His immigration policy was credited with eliminating sea-borne arrivals. But it also attracted fierce criticism, fueled by Morrison’s refusal to release details of the military operations to turn back boats, sometimes to countries with dodgy human rights records.

Conditions in the camps on Manus Island in Papua New Guinea and on Nauru were slammed by rights groups, with some asylum-seekers languishing there for years.

Born May 13, 1968, in the beach-side Sydney suburb of Bronte, Scott John Morrison was the younger of two sons, whose parents ran church youth programs.

Morrison himself was an active church member, and met his wife, Jenny, as a young teenager through the church. The pair married when he was 21.

It took 18 years and multiple rounds of IVF before the first of two children was born. Morrison dedicated his maiden parliamentary speech to his daughter, Abbey Rose.

Morrison worked in the tourism sector at home and in New Zealand before being selected to contest the seat of Cook in 2007.

He credited his win to the “most significant influences on my life — my family and my faith.”

After serving as shadow immigration minister, Morrison moved straight into the government job when the Liberal Party took power in 2013.

A short stint in the social services portfolio followed, before he took over the Treasury when Turnbull became leader in September 2015.

Here are some of his remarks on key issues:

As immigration minister: “What you have to do in this portfolio is just be very comfortable in your own skin about the decisions you’re taking and why you are taking them. And I am.” — November 2012, Sydney Morning Herald

Faith in politics: “In my own church like in many others, we refer to Australia as the ‘great south land of the Holy Spirit.’ Separation of church and state does not mean the inoculation of the influence of faith on the state.

“The state shouldn’t run the church and the church shouldn’t run the state. In fact separation of church and state was set up to protect the church from the state, not the other way around. To protect religious freedoms.” — December 2017 speech to Parliament

Trade war: “No one wins from a global trade war and that statement is more true today than at any other time in global economic history.

“There’s some legitimate issues that have been raised by the U.S. and those things can’t be dismissed simply because of the nature of the way these issues are unfolding.

“While some may criticize how they are doing that it doesn’t take away from the real issue that sits there.” — July 2018, Australian Financial Review

Chinese acquisition of assets: “My preliminary view is that the foreign investment proposals put to me for this transaction are contrary to the national interest, in accordance with the required provision on the grounds of national security.

This was “not a country-specific decision” — August 2016, Australian Financial Review

China relations: “China and Australia have a very practical and strong relationship.
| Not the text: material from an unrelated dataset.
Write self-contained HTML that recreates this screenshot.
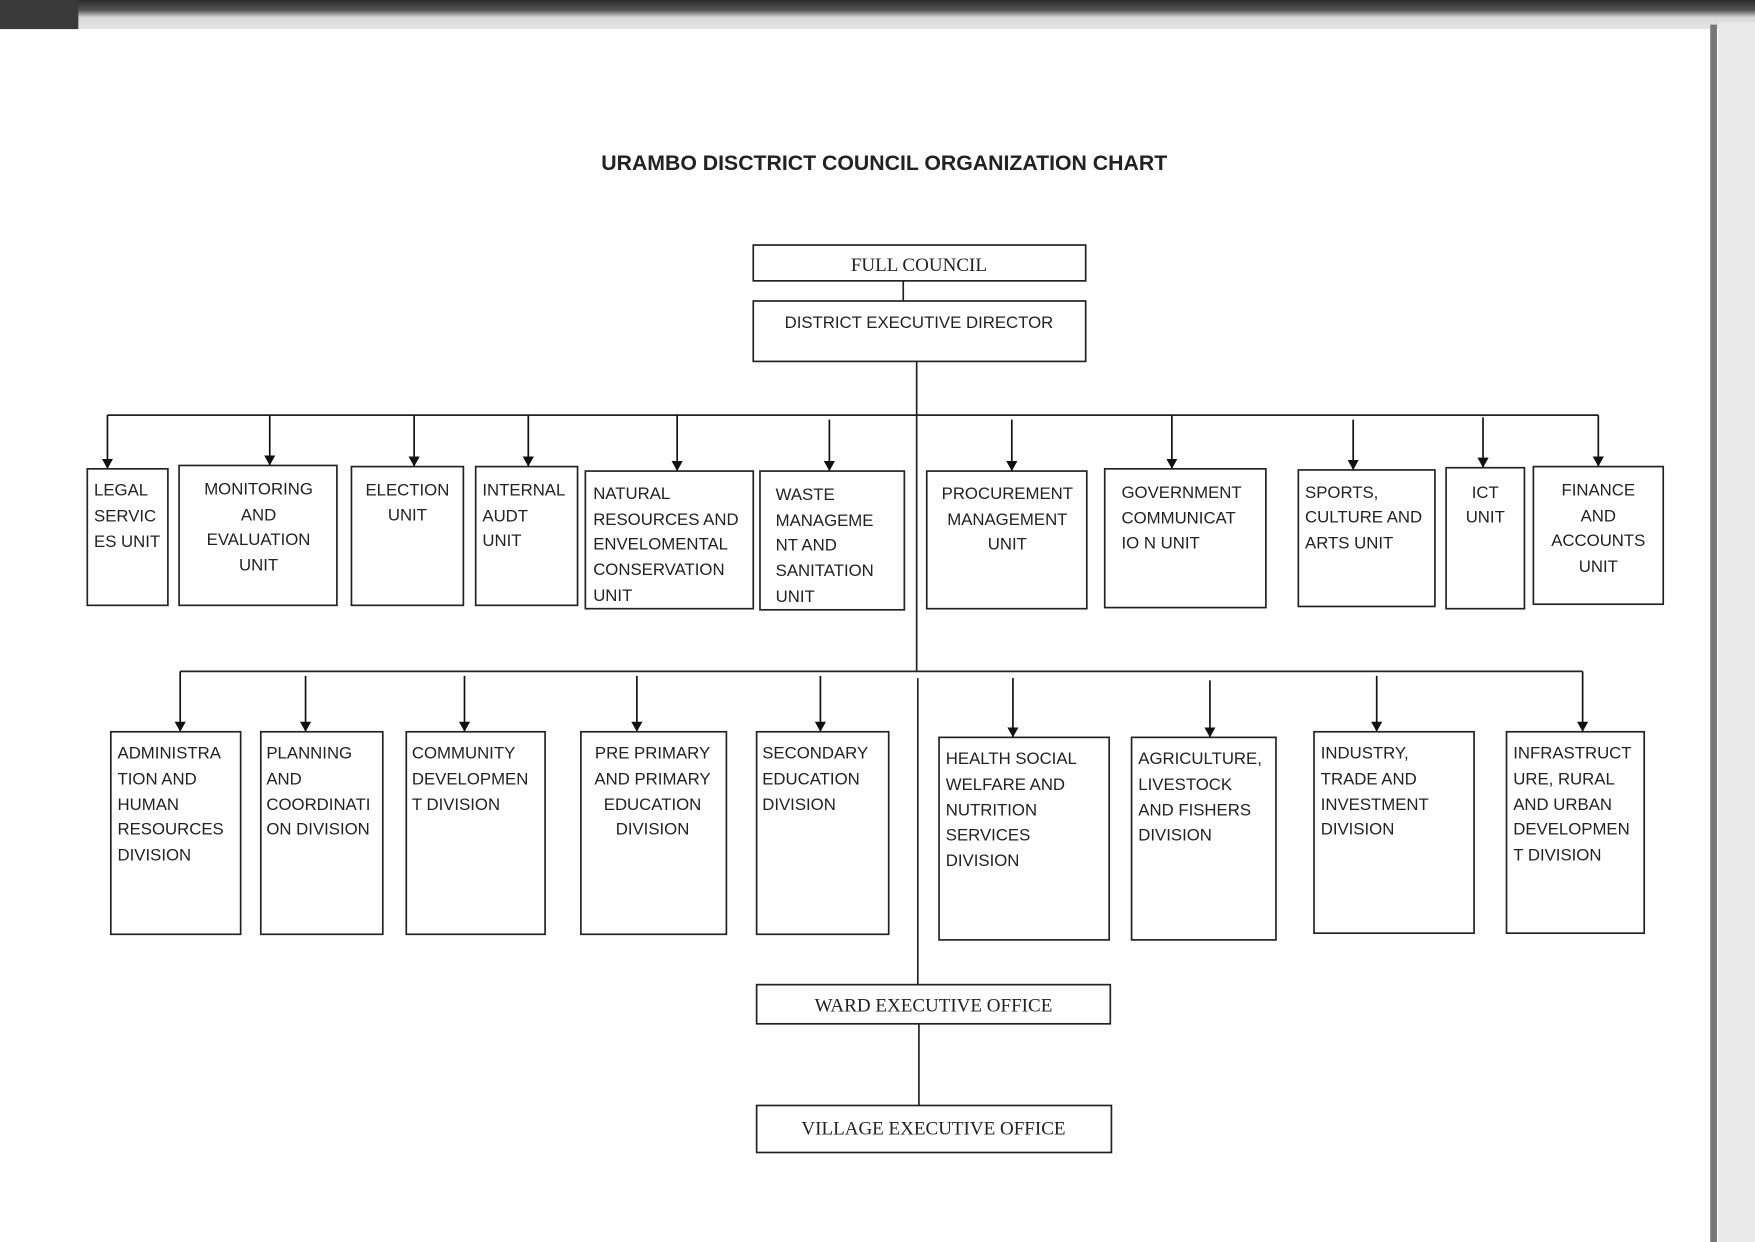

Remember, we were the government that negotiated in completing this China-Australia free trade agreement and that agreement has been a real boom in the Australian economy and we will continue to have very strong economic ties with China. They are a big customer of ours and we’re a big customer of theirs.” December 2017, press conference

Gay marriage: “People who have strong religious views, they have also been subject to quite dreadful hate and bigot speech as well.” — June 2016, ABC, on the risk that the gay marriage plebiscite would foster hate speech.

Coal industry: “This is coal. Don’t be afraid. Don’t be scared. It won’t hurt you. Those opposite have an ideological, pathological fear of coal.” — February 2017, in Parliament.